### [Task to complete]
Repeat the material exactly from its first line to the line that includes "(25,12) rectangle (1247,840);". Skip pictures.

# # #

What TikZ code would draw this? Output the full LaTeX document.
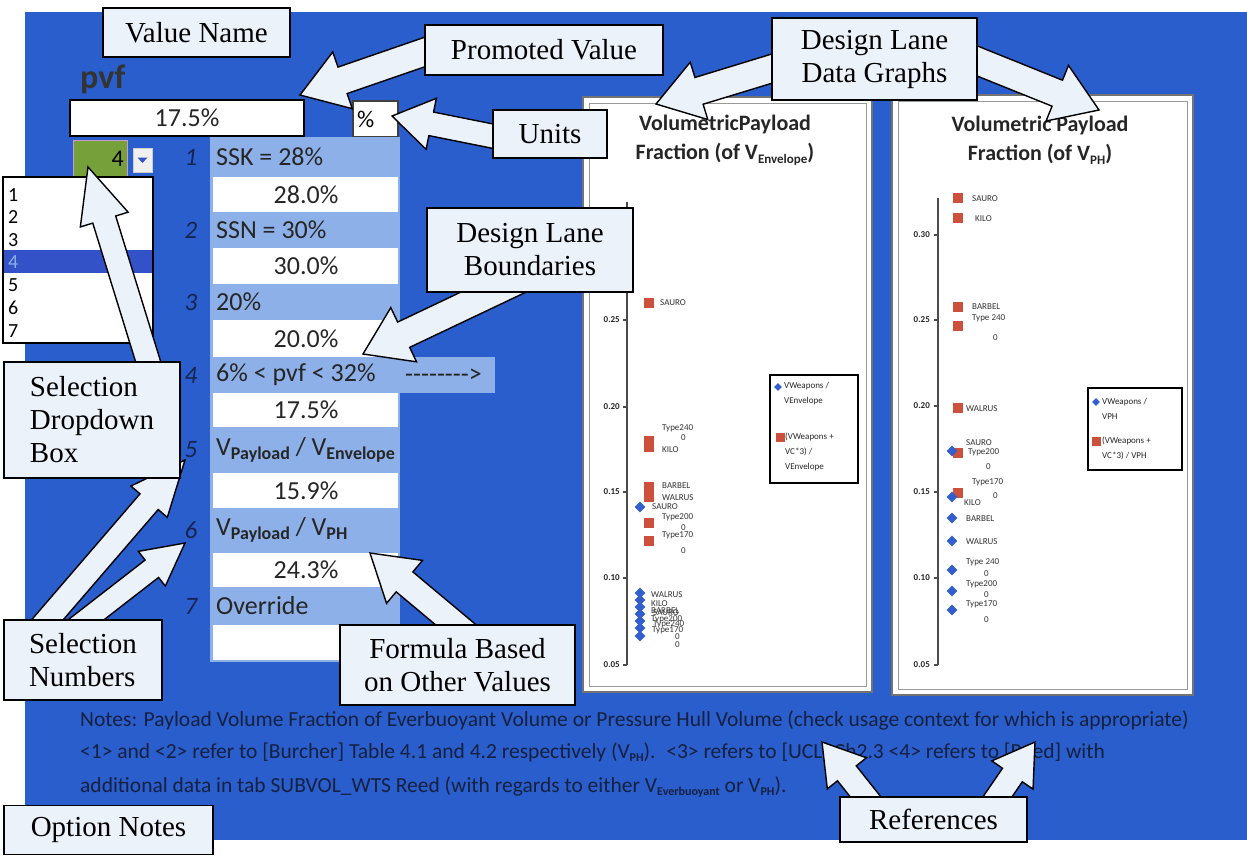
\documentclass[tikz,border=0pt]{standalone}
\usepackage{fontspec}
\setmainfont{Liberation Serif}
\newfontfamily\calfont{Carlito}
\usetikzlibrary{calc,shapes.geometric}
\definecolor{bgblue}{RGB}{41,94,204}
\definecolor{rowblue}{RGB}{141,176,232}
\definecolor{callfill}{RGB}{236,242,250}
\definecolor{selgreen}{RGB}{118,160,58}
\definecolor{listsel}{RGB}{51,82,200}
\definecolor{mred}{RGB}{205,80,60}
\definecolor{mblue}{RGB}{50,95,205}
\definecolor{notetext}{RGB}{22,32,64}
\definecolor{numtext}{RGB}{25,35,80}
\newcommand\fs[2]{\fontsize{#1}{#2}\selectfont}
\newcommand\sbs[2]{\raisebox{-0.35ex}{\bfseries\fs{#1}{#1}#2}}
\newcommand\blockarrow[5]{%
  \coordinate (ba-c) at ($(#2)!#5!(#1)$);
  \draw[callarrow] ($(#1)!#3!90:(#2)$) -- ($(ba-c)!#3!90:(#2)$) -- ($(ba-c)!#4!90:(#2)$) -- (#2)
     -- ($(ba-c)!#4!-90:(#2)$) -- ($(ba-c)!#3!-90:(#2)$) -- ($(#1)!#3!-90:(#2)$) -- cycle;}
\tikzset{
  callout/.style={draw=black, line width=1.4, fill=callfill, font=\fs{29}{33}, align=center, inner sep=0},
  callarrow/.style={draw=black, line width=1.4, fill=callfill, line join=miter},
  hdr/.style={anchor=west, font=\calfont\fs{26}{26}, inner sep=0, text=black!85},
  val/.style={font=\calfont\fs{26}{26}, inner sep=0, text=black!85},
  rnum/.style={font=\calfont\itshape\fs{25}{25}, text=numtext, inner sep=0},
  litem/.style={anchor=west, font=\calfont\fs{20}{20}, inner sep=0},
  lbl/.style={anchor=west, font=\calfont\fs{9}{9}, inner sep=0, text=black!80},
  tick/.style={anchor=east, font=\calfont\bfseries\fs{9}{9}, inner sep=0, text=black!85},
  ctitle/.style={font=\calfont\bfseries\fs{22}{29}, align=center, inner sep=0, text=black!85},
  legtxt/.style={anchor=west, font=\calfont\fs{9}{15}, align=left, inner sep=0, text=black!85},
  redsq/.style={rectangle, fill=mred, minimum size=10, inner sep=0},
  bdia/.style={diamond, fill=mblue, minimum size=11, inner sep=0},
  notes/.style={anchor=west, font=\calfont\fs{21.5}{21.5}, inner sep=0, text=notetext},
  chartframe/.style={draw=black!55, line width=1.5, fill=white, inner sep=0}
}
\begin{document}
\begin{tikzpicture}[x=1pt,y=-1pt]
\useasboundingbox (0,0) rectangle (1247,855);
\fill[white] (0,0) rectangle (1247,855);
\fill[bgblue] (25,12) rectangle (1247,840);

% ---------- value name / promoted value ----------
\node[anchor=west, font=\calfont\bfseries\fs{34}{34}, text=black!80, inner sep=0] (pvf) at (80,79) {pvf};
\node[draw=black, line width=2.5, fill=white, minimum width=234, minimum height=36, val] (pval) at (187,118) {17.5\%};
\node[draw=black!75, line width=1.5, fill=white, minimum width=45, minimum height=36, inner sep=0] (unitbox) at (375.5,119) {};
\node[anchor=west, font=\calfont\fs{24}{24}, inner sep=0] (unittxt) at (357,119) {\%};

% ---------- dropdown ----------
\node[fill=selgreen, draw=violet!40, line width=1, minimum width=54, minimum height=36, inner sep=0] (dd) at (100,158) {};
\node[anchor=east, font=\calfont\fs{24}{24}, inner sep=0] (ddv) at (124,159) {4};
\node[fill=gray!12, draw=gray!40, minimum width=19, minimum height=24, inner sep=0] (ddbtn) at (142.5,160) {};
\fill[listsel] (137.5,157.5) -- (147.5,157.5) -- (142.5,163) -- cycle;
\node[draw=black, line width=1.5, fill=white, minimum width=150, minimum height=166, inner sep=0] (ddlist) at (78,260) {};
\fill[listsel] (4,250) rectangle (152,273);
\foreach \i/\y in {1/195,2/217,3/240,5/285,6/308,7/331}
  \node[litem] (li\i) at (8,\y) {\i};
\node[litem, text=rowblue] (li4) at (8,262) {4};

% ---------- option rows ----------
\fill[rowblue] (210,137) rectangle (400,662);
\fill[rowblue] (400,357) rectangle (495,393);
\foreach \t/\b in {177/212,248/284,320/357,393/427,473/508,553/587,625/660}
  \fill[white] (213,\t) rectangle (398,\b);
\foreach \i/\y in {1/157,2/230,3/302,4/375,5/450,6/530,7/606}
  \node[rnum] (rn\i) at (191,\y) {\i};
\node[hdr] (h1) at (216,157) {SSK = 28\%};
\node[hdr] (h2) at (216,230) {SSN = 30\%};
\node[hdr] (h3) at (216,302) {20\%};
\node[hdr] (h4) at (216,375) {6\% < pvf < 32\%};
\node[hdr] (h4b) at (405,376) {-{}-{}-{}-{}-{}-{}-{}-{}>};
\node[hdr] (h5) at (216,450) {V\sbs{18}{Payload} / V\sbs{18}{Envelope}};
\node[hdr] (h6) at (216,530) {V\sbs{18}{Payload} / V\sbs{18}{PH}};
\node[hdr] (h7) at (216,606) {Override};
\node[val] (v1) at (306,195) {28.0\%};
\node[val] (v2) at (306,266) {30.0\%};
\node[val] (v3) at (306,339) {20.0\%};
\node[val] (v4) at (306,410) {17.5\%};
\node[val] (v5) at (306,491) {15.9\%};
\node[val] (v6) at (306,570) {24.3\%};

% ---------- left chart ----------
\node[chartframe, minimum width=289, minimum height=595] (chL) at (727.5,394.5) {};
\draw[black!40, line width=1] (589,103) rectangle (866,686);
\node[ctitle] (tL) at (725,140) {VolumetricPayload\\Fraction (of V\sbs{13}{Envelope})};
\draw[black!70, line width=1.2] (627,202) -- (627,665);
\foreach \v/\y in {0.05/665,0.10/578,0.15/492,0.20/407,0.25/320}{
  \draw[black!70, line width=1.2] (623,\y) -- (627,\y);
  \node[tick] (tkL\y) at (620,\y) {\v};}
\foreach \y in {303,441,447,487,497,523,541}
  \node[redsq] (rL\y) at (649,\y) {};
\foreach \y in {507,593,600,607,614,621,628,636}
  \node[bdia] (bL\y) at (640,\y) {};
\node[lbl] (a1) at (660,303) {SAURO};
\node[lbl] (a2) at (662,428) {Type240};
\node[lbl] (a3) at (681,438) {0};
\node[lbl] (a4) at (662,450) {KILO};
\node[lbl] (a5) at (662,486) {BARBEL};
\node[lbl] (a6) at (662,498) {WALRUS};
\node[lbl] (a7) at (652,507) {SAURO};
\node[lbl] (a8) at (662,517) {Type200};
\node[lbl] (a9) at (681,528) {0};
\node[lbl] (a10) at (662,535) {Type170};
\node[lbl] (a11) at (681,551) {0};
\node[lbl] (a12) at (651,595) {WALRUS};
\node[lbl] (a13) at (651,604) {KILO};
\node[lbl] (a14) at (651,611) {BARBEL};
\node[lbl] (a15) at (653,613) {SAURO};
\node[lbl] (a16) at (651,619) {Type200};
\node[lbl] (a17) at (653,624) {Type240};
\node[lbl] (a18) at (652,630) {Type170};
\node[lbl] (a19) at (675,637) {0};
\node[lbl] (a20) at (675,645) {0};
\node[draw=black, line width=1.5, fill=white, minimum width=88, minimum height=108, inner sep=0] (legL) at (814,429) {};
\node[bdia, minimum size=8] (legLb) at (778,387) {};
\node[legtxt] (legL1) at (784,394) {VWeapons /\\VEnvelope};
\node[redsq, minimum size=9] (legLr) at (780,437) {};
\node[legtxt] (legL2) at (785,452) {(VWeapons +\\VC*3) /\\VEnvelope};

% ---------- right chart ----------
\node[chartframe, minimum width=301, minimum height=600] (chR) at (1042.5,395) {};
\draw[black!40, line width=1] (898,101) rectangle (1187,689);
\node[ctitle] (tR) at (1040,140) {Volumetric Payload\\Fraction (of V\sbs{13}{PH})};
\draw[black!70, line width=1.2] (938,198) -- (938,665);
\foreach \v/\y in {0.05/665,0.10/578,0.15/492,0.20/406,0.25/320,0.30/235}{
  \draw[black!70, line width=1.2] (934,\y) -- (938,\y);
  \node[tick] (tkR\y) at (930,\y) {\v};}
\foreach \y in {198,218,307,326,408,453,493}
  \node[redsq] (rR\y) at (958,\y) {};
\foreach \y in {451,497,518,541,570,591,610}
  \node[bdia] (bR\y) at (952,\y) {};
\node[lbl] (b1) at (972,199) {SAURO};
\node[lbl] (b2) at (975,219) {KILO};
\node[lbl] (b3) at (972,307) {BARBEL};
\node[lbl] (b4) at (972,318) {Type 240};
\node[lbl] (b5) at (993,338) {0};
\node[lbl] (b6) at (966,409) {WALRUS};
\node[lbl] (b7) at (966,443) {SAURO};
\node[lbl] (b8) at (968,452) {Type200};
\node[lbl] (b9) at (986,467) {0};
\node[lbl] (b10) at (972,482) {Type170};
\node[lbl] (b11) at (993,496) {0};
\node[lbl] (b12) at (964,503) {KILO};
\node[lbl] (b13) at (966,519) {BARBEL};
\node[lbl] (b14) at (966,542) {WALRUS};
\node[lbl] (b15) at (966,562) {Type 240};
\node[lbl] (b16) at (984,574) {0};
\node[lbl] (b17) at (966,584) {Type200};
\node[lbl] (b18) at (984,595) {0};
\node[lbl] (b19) at (966,604) {Type170};
\node[lbl] (b20) at (984,620) {0};
\node[draw=black, line width=1.5, fill=white, minimum width=94, minimum height=82, inner sep=0] (legR) at (1135,429) {};
\node[bdia, minimum size=8] (legRb) at (1096,402) {};
\node[legtxt] (legR1) at (1102,409) {VWeapons /\\VPH};
\node[redsq, minimum size=9] (legRr) at (1096,441) {};
\node[legtxt] (legR2) at (1102,448) {(VWeapons +\\VC*3) / VPH};

% ---------- notes ----------
\node[notes] (n1) at (80,720) {Notes: Payload Volume Fraction of Everbuoyant Volume or Pressure Hull Volume (check usage context for which is appropriate)};
\node[notes] (n2) at (80,752) {<1> and <2> refer to [Burcher] Table 4.1 and 4.2 respectively (V\sbs{12}{PH}).\enspace <3> refers to [UCL] Ch2.3 <4> refers to [Reed] with};
\node[notes] (n3) at (80,787) {additional data in tab SUBVOL\_WTS Reed (with regards to either V\sbs{12}{Everbuoyant} or V\sbs{12}{PH}).};

% ---------- arrows ----------
\coordinate (pvT) at (445,45);   \coordinate (pvH) at (300,95);
\coordinate (unT) at (512,140);  \coordinate (unH) at (392,116);
\coordinate (dgT1) at (800,60);  \coordinate (dgH1) at (656,104);
\coordinate (dgT2) at (950,50);  \coordinate (dgH2) at (1099,110);
\coordinate (dbT) at (540,270);  \coordinate (dbH) at (363,354);
\coordinate (sdT) at (160,400);  \coordinate (sdH) at (88,167);
\coordinate (snT1) at (30,640);  \coordinate (snH1) at (185,460);
\coordinate (snT2) at (60,640);  \coordinate (snH2) at (185,543);
\coordinate (fbT) at (480,645);  \coordinate (fbH) at (370,553);
\coordinate (rfT1) at (880,815); \coordinate (rfH1) at (822,742);
\coordinate (rfT2) at (985,815); \coordinate (rfH2) at (1035,742);
\blockarrow{pvT}{pvH}{14pt}{30pt}{45pt}
\blockarrow{unT}{unH}{12pt}{26pt}{40pt}
\blockarrow{dgT1}{dgH1}{14pt}{30pt}{45pt}
\blockarrow{dgT2}{dgH2}{14pt}{30pt}{45pt}
\blockarrow{dbT}{dbH}{14pt}{30pt}{45pt}
\blockarrow{sdT}{sdH}{12pt}{25pt}{55pt}
\blockarrow{snT1}{snH1}{12pt}{24pt}{55pt}
\blockarrow{snT2}{snH2}{11pt}{22pt}{42pt}
\blockarrow{fbT}{fbH}{13pt}{28pt}{45pt}
\blockarrow{rfT1}{rfH1}{12pt}{25pt}{40pt}
\blockarrow{rfT2}{rfH2}{12pt}{25pt}{40pt}

% ---------- callouts ----------
\node[callout, minimum width=187, minimum height=49] (cVN) at (196.5,32.5) {Value Name};
\node[callout, minimum width=238, minimum height=50] (cPV) at (544,50) {Promoted Value};
\node[callout, minimum width=114, minimum height=48] (cUN) at (550,134) {Units};
\node[callout, minimum width=205, minimum height=82] (cDG) at (874.5,59) {Design Lane\\Data Graphs};
\node[callout, minimum width=206, minimum height=84] (cDB) at (530,250) {Design Lane\\Boundaries};
\node[callout, minimum width=176, minimum height=116, align=left] (cSD) at (92,420) {Selection\\Dropdown\\Box};
\node[callout, minimum width=158, minimum height=80, align=left] (cSN) at (83,660) {Selection\\Numbers};
\node[callout, minimum width=235, minimum height=80] (cFB) at (457.5,665) {Formula Based\\on Other Values};
\node[callout, minimum width=209, minimum height=49] (cON) at (108.5,830) {Option Notes};
\node[callout, minimum width=187, minimum height=45] (cRF) at (933.5,819.5) {References};
\end{tikzpicture}
\end{document}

# # #

### [Task solution]
What TikZ code would draw this? Output the full LaTeX document.
\documentclass[tikz,border=0pt]{standalone}
\usepackage{fontspec}
\setmainfont{Liberation Serif}
\newfontfamily\calfont{Carlito}
\usetikzlibrary{calc,shapes.geometric}
\definecolor{bgblue}{RGB}{41,94,204}
\definecolor{rowblue}{RGB}{141,176,232}
\definecolor{callfill}{RGB}{236,242,250}
\definecolor{selgreen}{RGB}{118,160,58}
\definecolor{listsel}{RGB}{51,82,200}
\definecolor{mred}{RGB}{205,80,60}
\definecolor{mblue}{RGB}{50,95,205}
\definecolor{notetext}{RGB}{22,32,64}
\definecolor{numtext}{RGB}{25,35,80}
\newcommand\fs[2]{\fontsize{#1}{#2}\selectfont}
\newcommand\sbs[2]{\raisebox{-0.35ex}{\bfseries\fs{#1}{#1}#2}}
\newcommand\blockarrow[5]{%
  \coordinate (ba-c) at ($(#2)!#5!(#1)$);
  \draw[callarrow] ($(#1)!#3!90:(#2)$) -- ($(ba-c)!#3!90:(#2)$) -- ($(ba-c)!#4!90:(#2)$) -- (#2)
     -- ($(ba-c)!#4!-90:(#2)$) -- ($(ba-c)!#3!-90:(#2)$) -- ($(#1)!#3!-90:(#2)$) -- cycle;}
\tikzset{
  callout/.style={draw=black, line width=1.4, fill=callfill, font=\fs{29}{33}, align=center, inner sep=0},
  callarrow/.style={draw=black, line width=1.4, fill=callfill, line join=miter},
  hdr/.style={anchor=west, font=\calfont\fs{26}{26}, inner sep=0, text=black!85},
  val/.style={font=\calfont\fs{26}{26}, inner sep=0, text=black!85},
  rnum/.style={font=\calfont\itshape\fs{25}{25}, text=numtext, inner sep=0},
  litem/.style={anchor=west, font=\calfont\fs{20}{20}, inner sep=0},
  lbl/.style={anchor=west, font=\calfont\fs{9}{9}, inner sep=0, text=black!80},
  tick/.style={anchor=east, font=\calfont\bfseries\fs{9}{9}, inner sep=0, text=black!85},
  ctitle/.style={font=\calfont\bfseries\fs{22}{29}, align=center, inner sep=0, text=black!85},
  legtxt/.style={anchor=west, font=\calfont\fs{9}{15}, align=left, inner sep=0, text=black!85},
  redsq/.style={rectangle, fill=mred, minimum size=10, inner sep=0},
  bdia/.style={diamond, fill=mblue, minimum size=11, inner sep=0},
  notes/.style={anchor=west, font=\calfont\fs{21.5}{21.5}, inner sep=0, text=notetext},
  chartframe/.style={draw=black!55, line width=1.5, fill=white, inner sep=0}
}
\begin{document}
\begin{tikzpicture}[x=1pt,y=-1pt]
\useasboundingbox (0,0) rectangle (1247,855);
\fill[white] (0,0) rectangle (1247,855);
\fill[bgblue] (25,12) rectangle (1247,840);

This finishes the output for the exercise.